Различие второго плана касается только нелитературных текстов, которые по географическому признаку распадаются на четкие группы. К тому же по чистой случайности их распределение во времени совпадает с традиционным разделением на три стадии. Так, староассирийским мы называем диалект документов, происходящих почти исключительно из Анатолии (Кюль-тепе), - в действительности он является северной разновидностью тигрско-аккадской ветви. Средневавилонским мы называем язык, на котором в середине II тысячелетия до н. э. на юге, в Ниппуре, Уре и Дур-Куригальзу, составлялись административные документы и письма. Язык аналогичных текстов, происходящих из Ашшура примерно того же периода и несколько более поздних, - средне-ассирийский, хотя между ним и староассирийским лежит период большей протяженности, чем между Средневавилонским и старовавилонским. Язык многих административных писем, текстов и юридических документов, которые происходят из Урука, Ниппура и Сиппара и в меньшей степени из Вавилона, Борсиппы и Ура, называют нововавилонским. Это диалект, которым пользовались в собственно Вавилонии начиная с VII в.; самые ранние свидетельства обнаружены, как ни странно, в царских архивах Ниневии, в Ассирии [24]. Другие тексты из тех же самых архивов дают большую часть материалов на диалекте, который мы называем новоассирийским, хотя в Калахе и в других местах также попадаются тексты на этом диалекте [25].
Каждой из упомянутых групп текстов присущи определенный фон, характерное содержание, стиль и палеографические особенности; ее своеобразие не исчерпывается чисто языковыми признаками. Каждая группа нуждается в специальном изучении, и эти различия следует все время иметь в виду. Крайне редко перечисленные выше диалекты используются в литературных целях. Иногда пишущий сознательно пытается создать нечто новое, выходя за рамки традиционного корпуса литературных текстов, или использует тот или иной диалект из политических соображений. Неизбежны, конечно, следы эпизодического влияния диалектов на правописание, грамматику и лексику традиционных текстов. Мы намерены показать, как на стиле и содержании царских надписей отразилась живая традиция каждого диалекта, его непосредственное окружение. Чтобы проследить историю аккадского языка, предстоит еще много работы по анализу отдельных групп текстов. В конце концов, этот способ может оказаться более плодотворным, чем попытки снять проблему совсем, ориентируясь на однолинейное развитие или применяя схоластические схемы.

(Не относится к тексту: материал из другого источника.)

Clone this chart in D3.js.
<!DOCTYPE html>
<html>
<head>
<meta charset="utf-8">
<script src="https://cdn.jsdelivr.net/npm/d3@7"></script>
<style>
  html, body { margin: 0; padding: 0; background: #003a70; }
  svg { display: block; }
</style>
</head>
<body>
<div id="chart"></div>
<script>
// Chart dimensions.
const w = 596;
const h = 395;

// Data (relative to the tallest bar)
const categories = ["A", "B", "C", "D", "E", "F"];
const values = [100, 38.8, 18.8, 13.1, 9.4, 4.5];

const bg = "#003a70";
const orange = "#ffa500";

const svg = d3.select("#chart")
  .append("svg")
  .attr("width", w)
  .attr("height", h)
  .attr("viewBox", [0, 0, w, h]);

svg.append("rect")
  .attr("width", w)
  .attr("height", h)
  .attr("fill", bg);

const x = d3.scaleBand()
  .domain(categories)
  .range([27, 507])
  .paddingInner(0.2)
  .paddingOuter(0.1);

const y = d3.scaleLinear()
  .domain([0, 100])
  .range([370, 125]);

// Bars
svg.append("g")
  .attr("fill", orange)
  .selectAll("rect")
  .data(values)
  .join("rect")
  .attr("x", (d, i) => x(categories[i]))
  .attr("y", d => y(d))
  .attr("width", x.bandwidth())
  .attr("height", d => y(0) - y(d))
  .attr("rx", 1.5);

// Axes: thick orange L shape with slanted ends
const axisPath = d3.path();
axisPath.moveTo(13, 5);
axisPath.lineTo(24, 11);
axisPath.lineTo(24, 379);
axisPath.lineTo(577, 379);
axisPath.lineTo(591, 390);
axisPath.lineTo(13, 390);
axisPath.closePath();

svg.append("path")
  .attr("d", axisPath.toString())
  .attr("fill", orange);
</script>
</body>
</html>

Мы надеемся, что это отступление будет способствовать пониманию решающего периода в истории Вавилонии - пятисот лет от самых ранних текстов на аккадском до конца династии Хаммурапи. События того времени оказали влияние на всю политическую и интеллектуальную историю региона.
Случаи подобного возникновения и становления литературной традиции на диалекте, отличном от того, которым, по-видимому, пользовалась правящая политическая группа, дважды зафиксированы несколькими столетиями позже и при более известных обстоятельствах. В обоих случаях новые языки, враждебные для данного региона, не оставили почти никаких следов. Пришельцы, говорившие на одном или нескольких западносемитских диалектах (в первой половине II тысячелетия до н. э.), и те, кто пользовался одним или несколькими арамейскими диалектами (почти на тысячелетие позднее), восприняли язык страны, которую они завоевали или в которой захватили политическую власть. То же самое относится к касситам в середине II тысячелетия до н. э. В отношении касситов и арамеев мы знаем, что разрыв между культурами завоевателей и более развитых оседлых народов, на территорию которых они вторглись, был весьма существенным. Поэтому неудивительно, что завоеватели, даже обладая политической властью, отказывались от своего языка и воспринимали язык покоренного, но более культурного народа. Что же касается первого случая, то дело обстоит сложнее, поскольку мы слишком мало знаем о западносемитских, ''аморейских'' завоевателях, их военном потенциале, относительном уровне культуры и той специфической социальной обстановке, в которой они оказались [26].